• Task statement:
Output the material below in full, exactly as it is.

☆ ☆ ☆ ☆ ☆ ☆ ☆

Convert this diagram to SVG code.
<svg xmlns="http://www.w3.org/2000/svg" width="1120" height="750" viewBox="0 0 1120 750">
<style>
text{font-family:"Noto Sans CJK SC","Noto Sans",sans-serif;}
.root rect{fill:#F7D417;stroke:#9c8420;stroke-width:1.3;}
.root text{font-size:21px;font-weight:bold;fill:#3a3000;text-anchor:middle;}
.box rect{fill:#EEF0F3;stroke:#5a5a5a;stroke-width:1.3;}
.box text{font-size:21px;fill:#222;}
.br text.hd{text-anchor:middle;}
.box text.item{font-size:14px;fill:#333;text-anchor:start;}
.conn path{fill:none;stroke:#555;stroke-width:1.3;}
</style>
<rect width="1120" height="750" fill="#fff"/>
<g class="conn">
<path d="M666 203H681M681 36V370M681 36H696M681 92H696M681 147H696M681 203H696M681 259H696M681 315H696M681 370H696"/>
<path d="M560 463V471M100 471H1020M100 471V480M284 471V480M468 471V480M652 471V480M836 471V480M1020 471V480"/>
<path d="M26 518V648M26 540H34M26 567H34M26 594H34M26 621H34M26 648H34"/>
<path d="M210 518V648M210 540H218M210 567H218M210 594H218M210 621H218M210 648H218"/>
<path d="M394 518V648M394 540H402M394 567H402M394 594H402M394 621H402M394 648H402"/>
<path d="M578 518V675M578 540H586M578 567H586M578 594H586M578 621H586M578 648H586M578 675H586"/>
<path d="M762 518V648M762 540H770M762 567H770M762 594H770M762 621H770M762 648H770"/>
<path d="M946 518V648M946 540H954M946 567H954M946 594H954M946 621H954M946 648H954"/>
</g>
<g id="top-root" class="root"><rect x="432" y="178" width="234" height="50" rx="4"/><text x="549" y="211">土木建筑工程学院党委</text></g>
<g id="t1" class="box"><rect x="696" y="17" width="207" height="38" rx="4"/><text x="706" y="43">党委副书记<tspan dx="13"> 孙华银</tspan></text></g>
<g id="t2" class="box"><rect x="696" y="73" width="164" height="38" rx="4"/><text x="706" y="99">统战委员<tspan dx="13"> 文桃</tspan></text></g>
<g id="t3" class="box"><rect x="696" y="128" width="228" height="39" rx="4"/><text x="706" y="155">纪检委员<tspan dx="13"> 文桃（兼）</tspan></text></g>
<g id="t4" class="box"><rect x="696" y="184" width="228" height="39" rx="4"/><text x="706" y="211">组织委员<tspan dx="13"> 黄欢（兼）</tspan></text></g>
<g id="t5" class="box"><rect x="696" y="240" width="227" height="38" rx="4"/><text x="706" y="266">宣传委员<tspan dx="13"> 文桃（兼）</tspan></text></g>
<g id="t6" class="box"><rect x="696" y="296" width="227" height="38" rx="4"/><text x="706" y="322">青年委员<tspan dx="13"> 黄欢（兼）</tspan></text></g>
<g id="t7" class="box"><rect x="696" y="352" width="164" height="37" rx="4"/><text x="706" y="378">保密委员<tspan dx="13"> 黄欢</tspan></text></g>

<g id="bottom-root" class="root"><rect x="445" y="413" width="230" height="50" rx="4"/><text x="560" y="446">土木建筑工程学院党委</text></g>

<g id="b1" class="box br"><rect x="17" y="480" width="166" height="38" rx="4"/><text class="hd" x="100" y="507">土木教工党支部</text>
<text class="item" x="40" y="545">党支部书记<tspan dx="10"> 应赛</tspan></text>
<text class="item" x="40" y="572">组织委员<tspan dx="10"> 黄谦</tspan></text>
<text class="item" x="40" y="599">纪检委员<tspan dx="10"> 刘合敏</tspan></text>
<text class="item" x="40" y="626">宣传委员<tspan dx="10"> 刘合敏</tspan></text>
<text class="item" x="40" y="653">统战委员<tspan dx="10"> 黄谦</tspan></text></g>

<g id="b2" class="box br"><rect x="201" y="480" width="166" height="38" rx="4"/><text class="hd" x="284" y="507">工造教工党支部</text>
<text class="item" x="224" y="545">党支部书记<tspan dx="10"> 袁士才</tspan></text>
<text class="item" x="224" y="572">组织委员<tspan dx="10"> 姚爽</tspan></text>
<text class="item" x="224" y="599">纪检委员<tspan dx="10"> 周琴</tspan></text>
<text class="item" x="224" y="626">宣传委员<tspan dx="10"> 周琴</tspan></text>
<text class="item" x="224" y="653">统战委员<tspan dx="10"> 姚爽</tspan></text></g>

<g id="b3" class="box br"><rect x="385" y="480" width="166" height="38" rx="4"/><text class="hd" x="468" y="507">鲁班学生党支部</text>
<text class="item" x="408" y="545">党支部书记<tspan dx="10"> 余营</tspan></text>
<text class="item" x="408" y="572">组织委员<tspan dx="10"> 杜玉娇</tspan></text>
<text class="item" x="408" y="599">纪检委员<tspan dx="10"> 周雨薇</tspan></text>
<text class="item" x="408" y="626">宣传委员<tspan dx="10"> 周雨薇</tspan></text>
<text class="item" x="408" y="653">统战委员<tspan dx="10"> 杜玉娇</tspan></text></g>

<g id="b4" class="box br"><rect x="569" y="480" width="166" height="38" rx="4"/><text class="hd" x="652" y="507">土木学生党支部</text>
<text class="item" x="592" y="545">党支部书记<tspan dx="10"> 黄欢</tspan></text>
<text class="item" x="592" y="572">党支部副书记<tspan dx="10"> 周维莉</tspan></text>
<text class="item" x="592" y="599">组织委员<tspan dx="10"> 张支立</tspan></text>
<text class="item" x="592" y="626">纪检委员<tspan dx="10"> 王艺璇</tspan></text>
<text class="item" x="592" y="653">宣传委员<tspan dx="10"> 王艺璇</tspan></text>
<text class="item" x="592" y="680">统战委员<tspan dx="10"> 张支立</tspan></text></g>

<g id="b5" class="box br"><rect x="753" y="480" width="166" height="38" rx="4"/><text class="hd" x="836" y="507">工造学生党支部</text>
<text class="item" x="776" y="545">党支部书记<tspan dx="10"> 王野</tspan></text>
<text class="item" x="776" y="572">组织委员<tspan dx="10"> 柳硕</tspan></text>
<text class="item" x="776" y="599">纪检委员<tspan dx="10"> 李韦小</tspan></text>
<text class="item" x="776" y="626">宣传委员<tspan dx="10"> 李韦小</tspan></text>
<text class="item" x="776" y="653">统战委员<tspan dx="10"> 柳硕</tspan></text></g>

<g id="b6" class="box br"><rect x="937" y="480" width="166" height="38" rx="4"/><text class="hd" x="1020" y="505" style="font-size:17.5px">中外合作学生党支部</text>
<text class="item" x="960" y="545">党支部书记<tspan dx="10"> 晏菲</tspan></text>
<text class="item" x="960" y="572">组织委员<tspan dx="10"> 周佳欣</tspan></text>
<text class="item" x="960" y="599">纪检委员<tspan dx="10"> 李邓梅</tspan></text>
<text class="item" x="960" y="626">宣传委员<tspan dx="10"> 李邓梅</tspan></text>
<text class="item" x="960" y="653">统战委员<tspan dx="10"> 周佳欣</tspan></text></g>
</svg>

☆ ☆ ☆ ☆ ☆ ☆ ☆

• Written answer:
Convert this diagram to SVG code.
<svg xmlns="http://www.w3.org/2000/svg" width="1120" height="750" viewBox="0 0 1120 750">
<style>
text{font-family:"Noto Sans CJK SC","Noto Sans",sans-serif;}
.root rect{fill:#F7D417;stroke:#9c8420;stroke-width:1.3;}
.root text{font-size:21px;font-weight:bold;fill:#3a3000;text-anchor:middle;}
.box rect{fill:#EEF0F3;stroke:#5a5a5a;stroke-width:1.3;}
.box text{font-size:21px;fill:#222;}
.br text.hd{text-anchor:middle;}
.box text.item{font-size:14px;fill:#333;text-anchor:start;}
.conn path{fill:none;stroke:#555;stroke-width:1.3;}
</style>
<rect width="1120" height="750" fill="#fff"/>
<g class="conn">
<path d="M666 203H681M681 36V370M681 36H696M681 92H696M681 147H696M681 203H696M681 259H696M681 315H696M681 370H696"/>
<path d="M560 463V471M100 471H1020M100 471V480M284 471V480M468 471V480M652 471V480M836 471V480M1020 471V480"/>
<path d="M26 518V648M26 540H34M26 567H34M26 594H34M26 621H34M26 648H34"/>
<path d="M210 518V648M210 540H218M210 567H218M210 594H218M210 621H218M210 648H218"/>
<path d="M394 518V648M394 540H402M394 567H402M394 594H402M394 621H402M394 648H402"/>
<path d="M578 518V675M578 540H586M578 567H586M578 594H586M578 621H586M578 648H586M578 675H586"/>
<path d="M762 518V648M762 540H770M762 567H770M762 594H770M762 621H770M762 648H770"/>
<path d="M946 518V648M946 540H954M946 567H954M946 594H954M946 621H954M946 648H954"/>
</g>
<g id="top-root" class="root"><rect x="432" y="178" width="234" height="50" rx="4"/><text x="549" y="211">土木建筑工程学院党委</text></g>
<g id="t1" class="box"><rect x="696" y="17" width="207" height="38" rx="4"/><text x="706" y="43">党委副书记<tspan dx="13"> 孙华银</tspan></text></g>
<g id="t2" class="box"><rect x="696" y="73" width="164" height="38" rx="4"/><text x="706" y="99">统战委员<tspan dx="13"> 文桃</tspan></text></g>
<g id="t3" class="box"><rect x="696" y="128" width="228" height="39" rx="4"/><text x="706" y="155">纪检委员<tspan dx="13"> 文桃（兼）</tspan></text></g>
<g id="t4" class="box"><rect x="696" y="184" width="228" height="39" rx="4"/><text x="706" y="211">组织委员<tspan dx="13"> 黄欢（兼）</tspan></text></g>
<g id="t5" class="box"><rect x="696" y="240" width="227" height="38" rx="4"/><text x="706" y="266">宣传委员<tspan dx="13"> 文桃（兼）</tspan></text></g>
<g id="t6" class="box"><rect x="696" y="296" width="227" height="38" rx="4"/><text x="706" y="322">青年委员<tspan dx="13"> 黄欢（兼）</tspan></text></g>
<g id="t7" class="box"><rect x="696" y="352" width="164" height="37" rx="4"/><text x="706" y="378">保密委员<tspan dx="13"> 黄欢</tspan></text></g>

<g id="bottom-root" class="root"><rect x="445" y="413" width="230" height="50" rx="4"/><text x="560" y="446">土木建筑工程学院党委</text></g>

<g id="b1" class="box br"><rect x="17" y="480" width="166" height="38" rx="4"/><text class="hd" x="100" y="507">土木教工党支部</text>
<text class="item" x="40" y="545">党支部书记<tspan dx="10"> 应赛</tspan></text>
<text class="item" x="40" y="572">组织委员<tspan dx="10"> 黄谦</tspan></text>
<text class="item" x="40" y="599">纪检委员<tspan dx="10"> 刘合敏</tspan></text>
<text class="item" x="40" y="626">宣传委员<tspan dx="10"> 刘合敏</tspan></text>
<text class="item" x="40" y="653">统战委员<tspan dx="10"> 黄谦</tspan></text></g>

<g id="b2" class="box br"><rect x="201" y="480" width="166" height="38" rx="4"/><text class="hd" x="284" y="507">工造教工党支部</text>
<text class="item" x="224" y="545">党支部书记<tspan dx="10"> 袁士才</tspan></text>
<text class="item" x="224" y="572">组织委员<tspan dx="10"> 姚爽</tspan></text>
<text class="item" x="224" y="599">纪检委员<tspan dx="10"> 周琴</tspan></text>
<text class="item" x="224" y="626">宣传委员<tspan dx="10"> 周琴</tspan></text>
<text class="item" x="224" y="653">统战委员<tspan dx="10"> 姚爽</tspan></text></g>

<g id="b3" class="box br"><rect x="385" y="480" width="166" height="38" rx="4"/><text class="hd" x="468" y="507">鲁班学生党支部</text>
<text class="item" x="408" y="545">党支部书记<tspan dx="10"> 余营</tspan></text>
<text class="item" x="408" y="572">组织委员<tspan dx="10"> 杜玉娇</tspan></text>
<text class="item" x="408" y="599">纪检委员<tspan dx="10"> 周雨薇</tspan></text>
<text class="item" x="408" y="626">宣传委员<tspan dx="10"> 周雨薇</tspan></text>
<text class="item" x="408" y="653">统战委员<tspan dx="10"> 杜玉娇</tspan></text></g>

<g id="b4" class="box br"><rect x="569" y="480" width="166" height="38" rx="4"/><text class="hd" x="652" y="507">土木学生党支部</text>
<text class="item" x="592" y="545">党支部书记<tspan dx="10"> 黄欢</tspan></text>
<text class="item" x="592" y="572">党支部副书记<tspan dx="10"> 周维莉</tspan></text>
<text class="item" x="592" y="599">组织委员<tspan dx="10"> 张支立</tspan></text>
<text class="item" x="592" y="626">纪检委员<tspan dx="10"> 王艺璇</tspan></text>
<text class="item" x="592" y="653">宣传委员<tspan dx="10"> 王艺璇</tspan></text>
<text class="item" x="592" y="680">统战委员<tspan dx="10"> 张支立</tspan></text></g>

<g id="b5" class="box br"><rect x="753" y="480" width="166" height="38" rx="4"/><text class="hd" x="836" y="507">工造学生党支部</text>
<text class="item" x="776" y="545">党支部书记<tspan dx="10"> 王野</tspan></text>
<text class="item" x="776" y="572">组织委员<tspan dx="10"> 柳硕</tspan></text>
<text class="item" x="776" y="599">纪检委员<tspan dx="10"> 李韦小</tspan></text>
<text class="item" x="776" y="626">宣传委员<tspan dx="10"> 李韦小</tspan></text>
<text class="item" x="776" y="653">统战委员<tspan dx="10"> 柳硕</tspan></text></g>

<g id="b6" class="box br"><rect x="937" y="480" width="166" height="38" rx="4"/><text class="hd" x="1020" y="505" style="font-size:17.5px">中外合作学生党支部</text>
<text class="item" x="960" y="545">党支部书记<tspan dx="10"> 晏菲</tspan></text>
<text class="item" x="960" y="572">组织委员<tspan dx="10"> 周佳欣</tspan></text>
<text class="item" x="960" y="599">纪检委员<tspan dx="10"> 李邓梅</tspan></text>
<text class="item" x="960" y="626">宣传委员<tspan dx="10"> 李邓梅</tspan></text>
<text class="item" x="960" y="653">统战委员<tspan dx="10"> 周佳欣</tspan></text></g>
</svg>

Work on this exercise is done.